The National Rural Health Mission (NRHM), the Union government’s flagship scheme to improve healthcare services in rural areas, is likely to be extended by five year, as per reliable sources.
It was launched in 2005 as a seven-year programme. But with many of its goals yet to be achieved, the government may extend to 5 year more.
One of the visions of NRHM was to raise public spending on healthcare from around 0.9% in 2004-05 of India’s gross domestic product to 2-3%. But this has not been achieved.
The National Health Accounts of the health ministry says it increased from 0.84% in 2004-05 to 1.1% in 2008-09, while the Economic Survey 2009-10 put the increase from 1.19% in 2004-05 to 1.45% in 2009-10.
“There are some goals that NRHM still has not achieved, which the Centre believes can be achieved in the extended time period. So, it is thinking of extending NRHM by three years before beginning the next phase,” said the head of a non-governmental organization that works closely with the government under the programme, requesting anonymity.
Outlay for NRHM under the Union budget jumped from Rs6,730 crore in 2005-06 to Rs14,050 crore in 2009-10. But expenditure in 2009-10, until 31 January, was just Rs10,013.01 crore.
An audit by the Comptroller and Auditor General of India stressed the need to build public-private partnerships under NRHM to utilize the money better.
But the health ministry said, in a statement, that spending was poor at the local level initially due to the baggage of decades of “over-centralization”.
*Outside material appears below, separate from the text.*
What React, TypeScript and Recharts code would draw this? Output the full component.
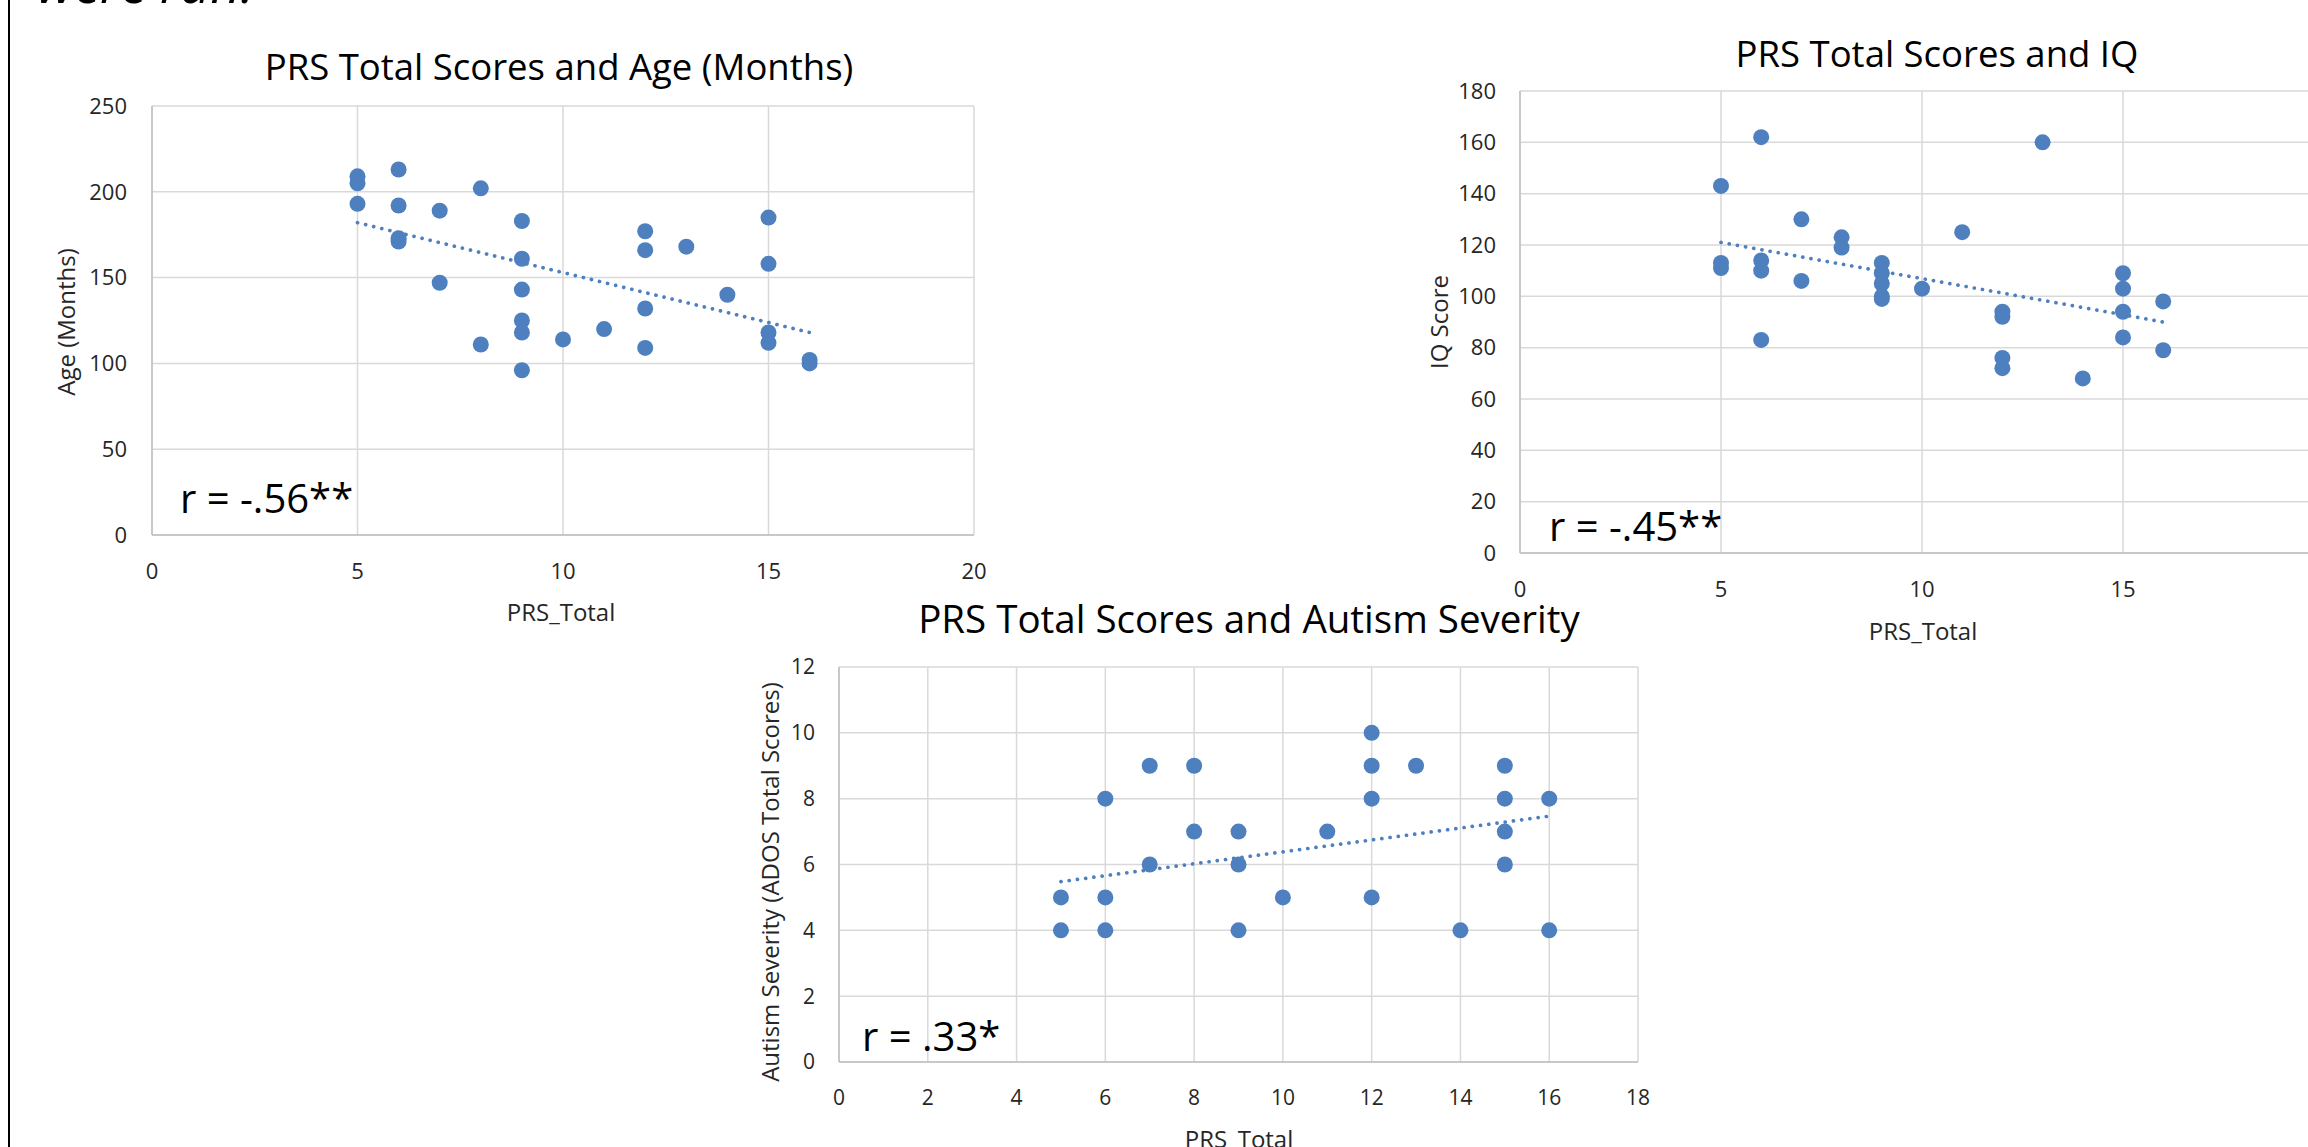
import React from "react";
import {
  ComposedChart,
  Scatter,
  Line,
  XAxis,
  YAxis,
  CartesianGrid,
} from "recharts";

const FONT = "'Open Sans', 'Noto Sans', sans-serif";
const BLUE = "#4E80BF";

// PRS Total vs Age (Months)
const agePrs = [5, 5, 5, 6, 6, 6, 6, 7, 7, 8, 8, 9, 9, 9, 9, 9, 9, 10, 11, 12, 12, 12, 12, 13, 14, 15, 15, 15, 15, 16, 16];
const ageMonths = [209, 205, 193, 213, 192, 173, 171, 189, 147, 202, 111, 183, 161, 143, 125, 118, 96, 114, 120, 177, 166, 132, 109, 168, 140, 185, 158, 118, 112, 102, 100];
const ageTrendX = [5, 16];
const ageTrendY = [182, 118];
const ageXTicks = [0, 5, 10, 15, 20];
const ageYTicks = [0, 50, 100, 150, 200, 250];

// PRS Total vs IQ
const iqPrs = [5, 5, 5, 6, 6, 6, 6, 7, 7, 8, 8, 9, 9, 9, 9, 9, 10, 11, 12, 12, 12, 12, 13, 14, 15, 15, 15, 15, 16, 16];
const iqScore = [143, 113, 111, 162, 114, 110, 83, 130, 106, 123, 119, 113, 109, 105, 100, 99, 103, 125, 94, 92, 76, 72, 160, 68, 109, 103, 94, 84, 98, 79];
const iqTrendX = [5, 16];
const iqTrendY = [121, 90];
const iqXTicks = [0, 5, 10, 15, 20];
const iqYTicks = [0, 20, 40, 60, 80, 100, 120, 140, 160, 180];

// PRS Total vs ADOS total
const adosPrs = [5, 5, 6, 6, 6, 7, 7, 8, 8, 9, 9, 9, 10, 11, 12, 12, 12, 12, 13, 14, 15, 15, 15, 15, 16, 16];
const adosScore = [5, 4, 8, 5, 4, 9, 6, 9, 7, 7, 6, 4, 5, 7, 10, 9, 8, 5, 9, 4, 9, 8, 7, 6, 8, 4];
const adosTrendX = [5, 16];
const adosTrendY = [5.48, 7.47];
const adosXTicks = [0, 2, 4, 6, 8, 10, 12, 14, 16, 18];
const adosYTicks = [0, 2, 4, 6, 8, 10, 12];

const Dot = (props: any) => (
  <circle cx={props.cx} cy={props.cy} r={8} fill={BLUE} />
);

function centered(x: number, y: number, extra: React.CSSProperties = {}): React.CSSProperties {
  return {
    position: "absolute",
    left: x,
    top: y,
    transform: "translate(-50%, -50%)",
    whiteSpace: "nowrap",
    lineHeight: 1,
    ...extra,
  };
}

function Panel({ p }: { p: any }) {
  const YW = 80;
  const MT = 20;
  const MR = 20;
  const XH = 70;
  const data = p.xs.map((x: number, i: number) => ({ x, y: p.ys[i] }));
  const trend = p.trendX.map((x: number, i: number) => ({ x, y: p.trendY[i] }));
  const tick = { fill: "#262626", fontSize: p.tickSize, fontFamily: FONT };
  const axisLine = { stroke: "#bfbfbf", strokeWidth: 1.5 };

  return (
    <>
      <div style={{ position: "absolute", left: p.left - YW, top: p.top - MT }}>
        <ComposedChart
          width={YW + p.w + MR}
          height={MT + p.h + XH}
          margin={{ top: MT, right: MR, left: 0, bottom: 0 }}
        >
          <CartesianGrid stroke="#d9d9d9" strokeWidth={1.5} />
          <XAxis
            type="number"
            dataKey="x"
            domain={[p.xTicks[0], p.xTicks[p.xTicks.length - 1]]}
            ticks={p.xTicks}
            interval={0}
            height={XH}
            tickLine={false}
            tickSize={0}
            tickMargin={28}
            axisLine={axisLine}
            tick={tick}
            allowDataOverflow
          />
          <YAxis
            type="number"
            dataKey="y"
            domain={[p.yTicks[0], p.yTicks[p.yTicks.length - 1]]}
            ticks={p.yTicks}
            interval={0}
            width={YW}
            tickLine={false}
            tickSize={0}
            tickMargin={p.yGap}
            axisLine={axisLine}
            tick={tick}
            allowDataOverflow
          />
          <Scatter data={data} shape={Dot} isAnimationActive={false} />
          <Line
            data={trend}
            dataKey="y"
            type="linear"
            stroke={BLUE}
            strokeWidth={3.7}
            strokeDasharray="0.1 8.2"
            strokeLinecap="round"
            dot={false}
            activeDot={false}
            isAnimationActive={false}
          />
        </ComposedChart>
      </div>
      <div style={centered(p.titleX, p.titleY, { fontSize: p.titleSize, color: "#000" })}>
        {p.title}
      </div>
      <div
        style={{
          ...centered(p.yLabelX, p.yLabelY, { fontSize: 24, color: "#262626" }),
          transform: "translate(-50%, -50%) rotate(-90deg)",
        }}
      >
        {p.yLabel}
      </div>
      <div style={centered(p.xLabelX, p.xLabelY, { fontSize: 24, color: "#262626" })}>
        PRS_Total
      </div>
      <div
        style={{
          position: "absolute",
          left: p.rX,
          top: p.rY,
          transform: "translateY(-50%)",
          fontSize: 40,
          lineHeight: 1,
          color: "#000",
          whiteSpace: "nowrap",
        }}
      >
        {p.rText}
      </div>
    </>
  );
}

const panels = [
  {
    xs: agePrs, ys: ageMonths, trendX: ageTrendX, trendY: ageTrendY,
    xTicks: ageXTicks, yTicks: ageYTicks,
    left: 152, top: 106, w: 822, h: 429, tickSize: 22, yGap: 25,
    title: "PRS Total Scores and Age (Months)", titleX: 559, titleY: 66, titleSize: 36.5,
    yLabel: "Age (Months)", yLabelX: 66, yLabelY: 322,
    xLabelX: 561, xLabelY: 612,
    rText: "r = -.56**", rX: 180, rY: 498,
  },
  {
    xs: iqPrs, ys: iqScore, trendX: iqTrendX, trendY: iqTrendY,
    xTicks: iqXTicks, yTicks: iqYTicks,
    left: 1520, top: 91, w: 804, h: 462, tickSize: 22, yGap: 24,
    title: "PRS Total Scores and IQ", titleX: 1937, titleY: 53, titleSize: 36.5,
    yLabel: "IQ Score", yLabelX: 1439, yLabelY: 322,
    xLabelX: 1923, xLabelY: 631,
    rText: "r = -.45**", rX: 1549, rY: 526,
  },
  {
    xs: adosPrs, ys: adosScore, trendX: adosTrendX, trendY: adosTrendY,
    xTicks: adosXTicks, yTicks: adosYTicks,
    left: 839, top: 667, w: 799, h: 395, tickSize: 21, yGap: 24,
    title: "PRS Total Scores and Autism Severity", titleX: 1249, titleY: 618, titleSize: 38.5,
    yLabel: "Autism Severity (ADOS Total Scores)", yLabelX: 770, yLabelY: 882,
    xLabelX: 1239, xLabelY: 1139,
    rText: "r = .33*", rX: 862, rY: 1036,
  },
];

export default function App() {
  return (
    <div
      style={{
        position: "fixed",
        left: 0,
        top: 0,
        width: 2308,
        height: 1147,
        overflow: "hidden",
        background: "#fff",
        fontFamily: FONT,
      }}
    >
      <div
        style={{
          position: "absolute",
          left: 37,
          top: -43,
          fontSize: 52,
          lineHeight: 1,
          fontStyle: "italic",
          color: "#000",
          whiteSpace: "nowrap",
        }}
      >
        were run.
      </div>
      <div style={{ position: "absolute", left: 8, top: 0, width: 2, height: 1147, background: "#000" }} />
      {panels.map((p, i) => (
        <Panel key={i} p={p} />
      ))}
    </div>
  );
}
“In a number of states, the utilization of untied funds at the local village, sub-centre, primary health centre, community health centre-level remains slow in the initial phase. Many institution heads at these levels had lost confidence to spend as per their felt needs on account of over-centralization over the last five decades,” it stated.
But it added that the situation was improving, and a number of local-level institutions were making better use of funds.
DMAI wants the government to extend the NRHM till 2017 with radical operational changes
The Disease Management Association of India (DMAI), a non-profit organisation propagating disease management concept and tools in the country, has urged the Public Accounts Committee (PAC) of the central government to reconsider its recommendations for scrapping of National Rural Health Mission (NRHM) as the NRHM has made an impact on the lives of the rural population in the country.
The DMAI suggestion in this regard was put forth by the DMAI president and director Rajendra Pratap Gupta in a letter addressed to PAC chairman Dr Murli Manohar Joshi recently.
The NRHM was launched in the country on April 12, 2005 for a period of seven years i.e. from 2005 to 2012 for providing integrated comprehensive primary health care services, specially to the poor and vulnerable sections of the society. It means that NRHM will get expired by 2012. However, seeing its impact on the rural population, the government is thinking of a possible extension for another five years. In this regard the government had asked PAC to review the NRHM. However, in its reports the PAC has recommended on scrapping the NRHM scheme.
However Gupta suggested, “NRHM is a very useful programme and has been successful in having its presence felt even in the remote parts of the country. However, there are many radical administrative and operational changes needed to be made in the present format of NRHM.”
He suggested that with proper administrative and operational tactic, this programme certainly will have the power to create desired impact in the rural health scene. In his recommendations to the planning commission on the changes needed in NRHM for the 12th five year plan, Gupta suggested that technology must be leveraged in NRHM for accountability, transparency and telehealth and that 12th five year plan must consider opportunities to digitise NRHM in all spheres of its implementation.
He said, “There are many important changes that needs to be undertaken in the NRHM, but of all changes the first and foremost change should be to improve the quality of medicines that is being supplied at the NRHM centres. Secondly, minor surgeries are not allowed in Primary Health Centres (PHCs) as of now. This should be changed and the government must allow minor surgeries in the PHCs as it would help reduce a lot for hassles for the villagers and bring revenue for the government as well.”
Other issue that he had highlighted in the letter was on the inadequate fund flow on time which could lead to corruption among the people working at the lowest level in PHC and sub centres.
“I have met people who were not paid salary for months, and also discovered the fact that the funds that were supposed to be sent for 2010 were received by the centres in mid January 2011. Such delays must be stopped with immediate effect as this clearly will encourage and lead to corruption as people drawing a monthly salary of Rs.5000-8000 won’t be able to sustain their family without salary for months. Either they will resort to bribing, selling the government supplies or starts absconding and working for employers in parallel. Thus I suggest that the fund meant for a sub centre or PHC must be transferred in advance for the quarter if not half yearly,” Gupta points out.
He put special stress on telehealth adoption goals for NRHM and other healthcare projects, as setting up and manning the physical infrastructure with qualified professionals at remote places is nonviable. To stress the importance of telehealth adoption in the country the Telemedicine Society of India (TSI) is organising a three-day conference Telemedicon’ 11 in Mumbai from November 11 to 13. TSI is completely dedicated to the promotion of telehealth in India and is being organised at a time when there is a big push from the government and private players in the field of telehealth in India.